Code that draws figures
========================================================================

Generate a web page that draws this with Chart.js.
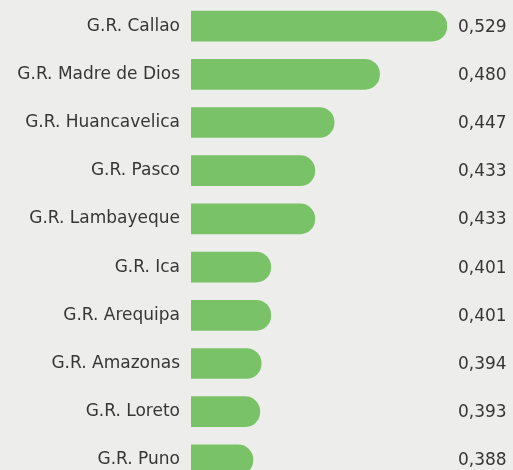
<!DOCTYPE html>
<html>
<head>
<meta charset="utf-8">
<script src="https://cdn.jsdelivr.net/npm/chart.js@4"></script>
<style>
  html, body { margin: 0; padding: 0; background: #edeeeb; overflow: hidden; }
  canvas { display: block; }
</style>
</head>
<body>
<canvas id="myChart" width="513" height="487"></canvas>
<script>
var regions = ['G.R. Callao', 'G.R. Madre de Dios', 'G.R. Huancavelica', 'G.R. Pasco', 'G.R. Lambayeque',
    'G.R. Ica', 'G.R. Arequipa', 'G.R. Amazonas', 'G.R. Loreto', 'G.R. Puno'];
var scores = [0.529, 0.480, 0.447, 0.433, 0.433, 0.401, 0.401, 0.394, 0.393, 0.388];

var FONT = '"DejaVu Sans", sans-serif';

// value labels at a fixed column on the right
var valueLabels = {
    id: 'valueLabels',
    afterDatasetsDraw: function (chart) {
        var ctx = chart.ctx;
        var meta = chart.getDatasetMeta(0);
        ctx.save();
        ctx.font = '17px ' + FONT;
        ctx.fillStyle = '#363636';
        ctx.textAlign = 'left';
        ctx.textBaseline = 'middle';
        meta.data.forEach(function (bar, i) {
            ctx.fillText(scores[i].toFixed(3).replace('.', ','), 458, bar.y + 1);
        });
        ctx.restore();
    }
};

var ctx = document.getElementById('myChart').getContext('2d');
var myChart = new Chart(ctx, {
    type: 'bar',
    data: {
        labels: regions,
        datasets: [{
            data: scores,
            backgroundColor: '#79c267',
            borderRadius: 20,
            barThickness: 30
        }]
    },
    options: {
        indexAxis: 'y',
        responsive: false,
        animation: false,
        layout: { padding: { top: 2, right: 66, bottom: 3, left: 0 } },
        plugins: {
            legend: { display: false },
            tooltip: { enabled: false }
        },
        scales: {
            x: {
                min: 0.343,
                max: 0.529,
                display: false
            },
            y: {
                grid: { display: false, drawTicks: false },
                border: { display: false },
                afterFit: function (scale) {
                    scale.width = 191;
                    scale.paddingTop = 0;
                    scale.paddingBottom = 0;
                },
                ticks: {
                    padding: 11,
                    color: '#363636',
                    font: { family: FONT, size: 17 }
                }
            }
        }
    },
    plugins: [valueLabels]
});
</script>
</body>
</html>
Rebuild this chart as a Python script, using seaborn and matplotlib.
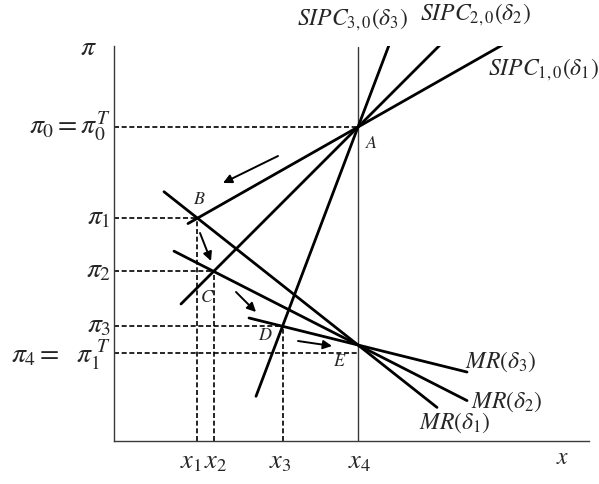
import numpy as np
import pandas as pd
import matplotlib
matplotlib.use("Agg")
import matplotlib.pyplot as plt
import seaborn as sns

# --- model values (x: output, pi: inflation) ---
x4 = 4.88            # long-run output level
pi0 = 6.28           # initial inflation / target pi0^T
pi_E = 1.92          # common crossing point of the MR lines
pi4 = 1.76           # new target pi1^T

sipc_names = [r"$SIPC_{1,0}(\delta_1)$", r"$SIPC_{2,0}(\delta_2)$", r"$SIPC_{3,0}(\delta_3)$"]
sipc_slopes = [0.568, 1.0, 2.64]
sipc_x_lo = [1.48, 1.34, 2.84]
sipc_x_hi = [8.14, 6.78, 5.52]

mr_names = [r"$MR(\delta_1)$", r"$MR(\delta_2)$", r"$MR(\delta_3)$"]
mr_slopes = [-0.79, -0.51, -0.248]
mr_x_lo = [1.0, 1.2, 2.7]
mr_x_hi = [6.46, 7.06, 7.06]

x_tick_labels = [r"$x_1$", r"$x_2$", r"$x_3$", r"$x_4$"]
pi_tick_labels = [r"$\pi_1$", r"$\pi_2$", r"$\pi_3$"]
point_labels = ["B", "C", "D"]

# --- build line table ---
rows = []
for i in range(3):
    for xv in (sipc_x_lo[i], sipc_x_hi[i]):
        rows.append(("SIPC%d" % (i + 1), xv, pi0 + sipc_slopes[i] * (xv - x4)))
    for xv in (mr_x_lo[i], mr_x_hi[i]):
        rows.append(("MR%d" % (i + 1), xv, pi_E + mr_slopes[i] * (xv - x4)))
lines = pd.DataFrame(rows, columns=["curve", "x", "pi"])

# intersections of SIPC_i and MR_i: points B, C, D
ix, ipi = [], []
for i in range(3):
    d = (pi_E - pi0) / (sipc_slopes[i] - mr_slopes[i])
    ix.append(x4 + d)
    ipi.append(pi0 + sipc_slopes[i] * d)

sns.set_theme(style="white")
plt.rcParams["mathtext.fontset"] = "stix"
plt.rcParams["font.family"] = ["Liberation Serif", "DejaVu Serif"]

W, H = 599, 484
fig = plt.figure(figsize=(W / 100, H / 100), dpi=100)
ax = fig.add_axes([114 / W, (H - 441) / H, 475 / W, 395 / H])
ax.set_xlim(0, 9.5)
ax.set_ylim(0, 7.9)
ax.set_xticks([])
ax.set_yticks([])
for s in ("top", "right"):
    ax.spines[s].set_visible(False)
for s in ("left", "bottom"):
    ax.spines[s].set_color("#3a3a3a")
    ax.spines[s].set_linewidth(1.0)

# vertical long-run line at x4
ax.plot([x4, x4], [0, 7.88], color="#3a3a3a", lw=1.0)

# dashed guides
dash = dict(color="black", lw=1.2, linestyle=(0, (3, 1.6)))
ax.plot([0, x4], [pi0, pi0], **dash)
ax.plot([0, x4], [pi4, pi4], **dash)
for i in range(3):
    ax.plot([0, ix[i]], [ipi[i], ipi[i]], **dash)
    ax.plot([ix[i], ix[i]], [0, ipi[i]], **dash)

# thick curves
sns.lineplot(data=lines, x="x", y="pi", units="curve", estimator=None,
             color="black", lw=2.0, ax=ax, legend=False)
ax.set_xlabel("")
ax.set_ylabel("")

# labels
big = 20
ax.text(-0.52, 7.86, r"$\pi$", fontsize=big, ha="center", va="center", clip_on=False)
ax.text(-0.06, pi0, r"$\pi_0 = \pi_0^T$", fontsize=big, ha="right", va="center")
for i in range(3):
    ax.text(-0.06, ipi[i], pi_tick_labels[i], fontsize=big, ha="right", va="center")
ax.text(-0.06, pi4 - 0.04, r"$\pi_{\mathit{4}} =\ \ \pi_{\mathit{1}}^{\ T}$", fontsize=big,
        ha="right", va="center")

x_label_shift = [-0.14, 0.05, -0.04, 0.04]
for xv, dx, lab in zip(ix + [x4], x_label_shift, x_tick_labels):
    ax.text(xv + dx, -0.44, lab, fontsize=19, ha="center", va="center")
ax.text(8.98, -0.36, r"$x$", fontsize=17, ha="center", va="center")

small = 13
ax.text(5.16, 5.96, r"$A$", fontsize=small, ha="center", va="center")
for (px, py), lab in zip([(1.7, 4.82), (1.86, 2.88), (3.02, 2.12)], point_labels):
    ax.text(px, py, r"$%s$" % lab, fontsize=small, ha="center", va="center")
ax.text(4.52, 1.58, r"$E$", fontsize=small, ha="center", va="center")

mid = 17
ax.text(8.58, 7.42, sipc_names[0], fontsize=mid, ha="center", va="center", clip_on=False)
ax.text(7.22, 8.52, sipc_names[1], fontsize=mid, ha="center", va="center", clip_on=False)
ax.text(4.76, 8.42, sipc_names[2], fontsize=mid, ha="center", va="center", clip_on=False)
ax.text(6.1, 0.36, mr_names[0], fontsize=mid, ha="left", va="center")
ax.text(7.14, 0.78, mr_names[1], fontsize=mid, ha="left", va="center")
ax.text(7.02, 1.58, mr_names[2], fontsize=mid, ha="left", va="center")

# adjustment arrows
arrows = [((3.28, 5.70), (2.18, 5.16)),
          ((1.72, 4.16), (1.94, 3.60)),
          ((2.44, 2.98), (2.84, 2.58)),
          ((3.68, 2.00), (4.36, 1.90))]
for (x0, y0), (x1, y1) in arrows:
    ax.annotate("", xy=(x1, y1), xytext=(x0, y0),
                arrowprops=dict(arrowstyle="-|>", color="black", lw=1.4,
                                mutation_scale=13, shrinkA=0, shrinkB=0))

fig.savefig("out.png", dpi=100, facecolor="white")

========================================================================

- _AIM_:
Keep to the lines above from the line with "Rebuild this chart" to the line with "sipc_x_hi = [8.14, 6.78, 5.52]", and set down exactly those, inclusive, with nothing else and every picture left out.

- _WRITTEN SOLUTION_:
Rebuild this chart as a Python script, using seaborn and matplotlib.
import numpy as np
import pandas as pd
import matplotlib
matplotlib.use("Agg")
import matplotlib.pyplot as plt
import seaborn as sns

# --- model values (x: output, pi: inflation) ---
x4 = 4.88            # long-run output level
pi0 = 6.28           # initial inflation / target pi0^T
pi_E = 1.92          # common crossing point of the MR lines
pi4 = 1.76           # new target pi1^T

sipc_names = [r"$SIPC_{1,0}(\delta_1)$", r"$SIPC_{2,0}(\delta_2)$", r"$SIPC_{3,0}(\delta_3)$"]
sipc_slopes = [0.568, 1.0, 2.64]
sipc_x_lo = [1.48, 1.34, 2.84]
sipc_x_hi = [8.14, 6.78, 5.52]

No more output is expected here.